All lines below must be repeated exactly, with the pictures omitted.
━━━━━━━━
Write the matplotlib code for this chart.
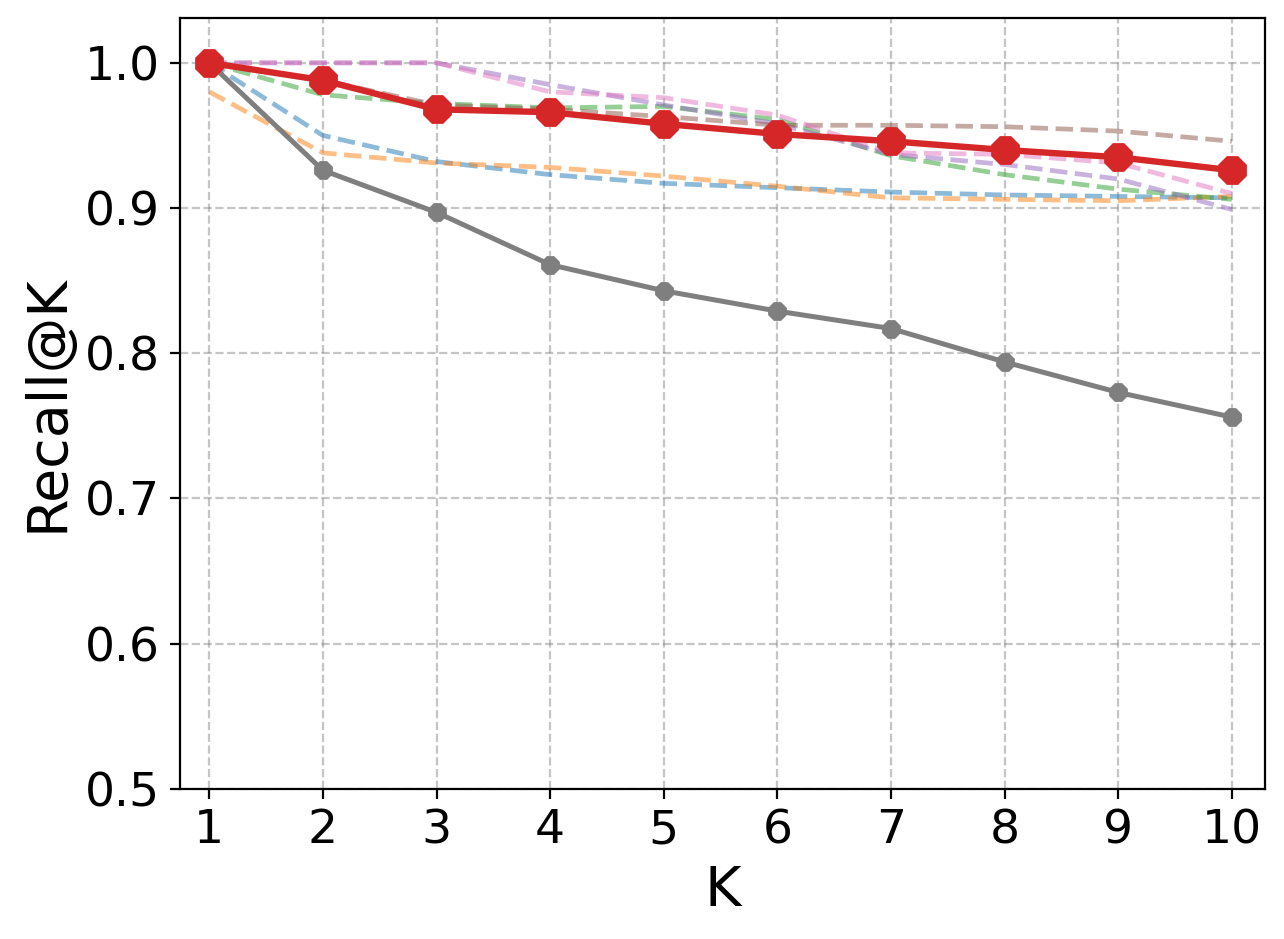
import matplotlib
matplotlib.use("Agg")
import matplotlib.pyplot as plt
import numpy as np

k = np.arange(1, 11)

# main method (red) and baseline (gray)
ours = [1.000, 0.988, 0.968, 0.966, 0.958, 0.951, 0.946, 0.940, 0.935, 0.926]
base = [1.000, 0.926, 0.897, 0.861, 0.843, 0.829, 0.817, 0.794, 0.773, 0.756]

# faded dashed comparison curves
blue = [1.000, 0.950, 0.932, 0.923, 0.917, 0.914, 0.911, 0.909, 0.908, 0.907]
orange = [0.980, 0.938, 0.931, 0.928, 0.922, 0.915, 0.907, 0.906, 0.905, 0.908]
green = [1.000, 0.978, 0.972, 0.969, 0.970, 0.961, 0.936, 0.923, 0.913, 0.906]
purple = [1.000, 1.000, 1.000, 0.985, 0.971, 0.958, 0.937, 0.930, 0.920, 0.899]
brown = [1.000, 0.988, 0.971, 0.968, 0.963, 0.957, 0.957, 0.956, 0.953, 0.946]
pink = [1.000, 1.000, 1.000, 0.980, 0.976, 0.964, 0.938, 0.937, 0.931, 0.910]

fig, ax = plt.subplots(figsize=(6.42, 4.695), dpi=200)

for vals, c in [(blue, 'tab:blue'), (orange, 'tab:orange'), (green, 'tab:green'),
                (purple, 'tab:purple'), (brown, 'tab:brown'), (pink, 'tab:pink')]:
    ax.plot(k, vals, linestyle='--', color=c, alpha=0.5, linewidth=1.7)

ax.plot(k, base, color='tab:gray', marker='8', markersize=6, linewidth=1.8)
ax.plot(k, ours, color='tab:red', marker='8', markersize=10, linewidth=2.3)

ax.set_xlim(0.74, 10.29)
ax.set_ylim(0.5, 1.031)
ax.set_xticks(k)
ax.set_yticks([0.5, 0.6, 0.7, 0.8, 0.9, 1.0])
ax.tick_params(labelsize=17)
ax.set_xlabel('K', fontsize=20)
ax.set_ylabel('Recall@K', fontsize=20)
ax.grid(True, linestyle='--', color='gray', alpha=0.45)

fig.subplots_adjust(left=0.140, right=0.985, bottom=0.160, top=0.981)
fig.savefig('out.png', dpi=200)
━━━━━━━━
__COMPLETED TASK__
Write the matplotlib code for this chart.
import matplotlib
matplotlib.use("Agg")
import matplotlib.pyplot as plt
import numpy as np

k = np.arange(1, 11)

# main method (red) and baseline (gray)
ours = [1.000, 0.988, 0.968, 0.966, 0.958, 0.951, 0.946, 0.940, 0.935, 0.926]
base = [1.000, 0.926, 0.897, 0.861, 0.843, 0.829, 0.817, 0.794, 0.773, 0.756]

# faded dashed comparison curves
blue = [1.000, 0.950, 0.932, 0.923, 0.917, 0.914, 0.911, 0.909, 0.908, 0.907]
orange = [0.980, 0.938, 0.931, 0.928, 0.922, 0.915, 0.907, 0.906, 0.905, 0.908]
green = [1.000, 0.978, 0.972, 0.969, 0.970, 0.961, 0.936, 0.923, 0.913, 0.906]
purple = [1.000, 1.000, 1.000, 0.985, 0.971, 0.958, 0.937, 0.930, 0.920, 0.899]
brown = [1.000, 0.988, 0.971, 0.968, 0.963, 0.957, 0.957, 0.956, 0.953, 0.946]
pink = [1.000, 1.000, 1.000, 0.980, 0.976, 0.964, 0.938, 0.937, 0.931, 0.910]

fig, ax = plt.subplots(figsize=(6.42, 4.695), dpi=200)

for vals, c in [(blue, 'tab:blue'), (orange, 'tab:orange'), (green, 'tab:green'),
                (purple, 'tab:purple'), (brown, 'tab:brown'), (pink, 'tab:pink')]:
    ax.plot(k, vals, linestyle='--', color=c, alpha=0.5, linewidth=1.7)

ax.plot(k, base, color='tab:gray', marker='8', markersize=6, linewidth=1.8)
ax.plot(k, ours, color='tab:red', marker='8', markersize=10, linewidth=2.3)

ax.set_xlim(0.74, 10.29)
ax.set_ylim(0.5, 1.031)
ax.set_xticks(k)
ax.set_yticks([0.5, 0.6, 0.7, 0.8, 0.9, 1.0])
ax.tick_params(labelsize=17)
ax.set_xlabel('K', fontsize=20)
ax.set_ylabel('Recall@K', fontsize=20)
ax.grid(True, linestyle='--', color='gray', alpha=0.45)

fig.subplots_adjust(left=0.140, right=0.985, bottom=0.160, top=0.981)
fig.savefig('out.png', dpi=200)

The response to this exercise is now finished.